Tap into bushfire survival plan

Tap into bushfire survival plan

Summary

Central Western Daily By NADINE MORTON

ORANGE fire crews hope that a newly-created smartphone app will help the local community avoid the devastating impacts of a bushfire.

Since the NSW bushfire season kicked off on October 1, thousands of hectares have been scorched and homes and lives lost in bushfires across the state.

Tap into bushfire survival plan 

NSW Rural Fire Service (RFS) Canobolas Zone manger Superintendent David Hoadley said the My Fire Plan app allowed people to plan to stay safe from their mobile phone.

"It's much more accessible to people," he said.

Since the devastating 2009 Victorian Black Saturday fires, the NSW Rural Fire Service has urged people to complete a bushfire survival plan.

The plan helps households prepare and plan what to do if a bushfire is in their region.

The new smartphone app guides people through how to assess their risk as well as to prepare their family and property, and whether they will leave early or stay and defend.

Superintendent Hoadley said the messages remained the same in the app as the paper version of the plan.

"If you're going to stay and defend you need to have a well-prepared property," he said.

He said the plan needed to be completed well before the threat of a bushfire and cited many Blue Mountains residents were at work when their houses burnt down.

"A lot of these people went off to work didn't think that their house wouldn't be there when they got home," he said.
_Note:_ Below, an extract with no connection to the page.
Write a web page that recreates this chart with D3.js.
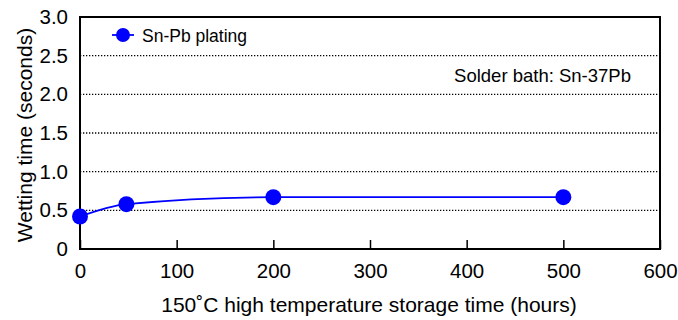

"People need to be aware of it, you can't live in the hope of it'll never happen to you.

"It's a hard reality to take in."

Superintendent Hoadley said while the Canobolas Zone may not have as many houses as the Blue Mountains the risk was still there.

"The risk is always there for anyone when you get extreme weather conditions," he said.

My Fire Plan is available for iPhone or Android smartphones.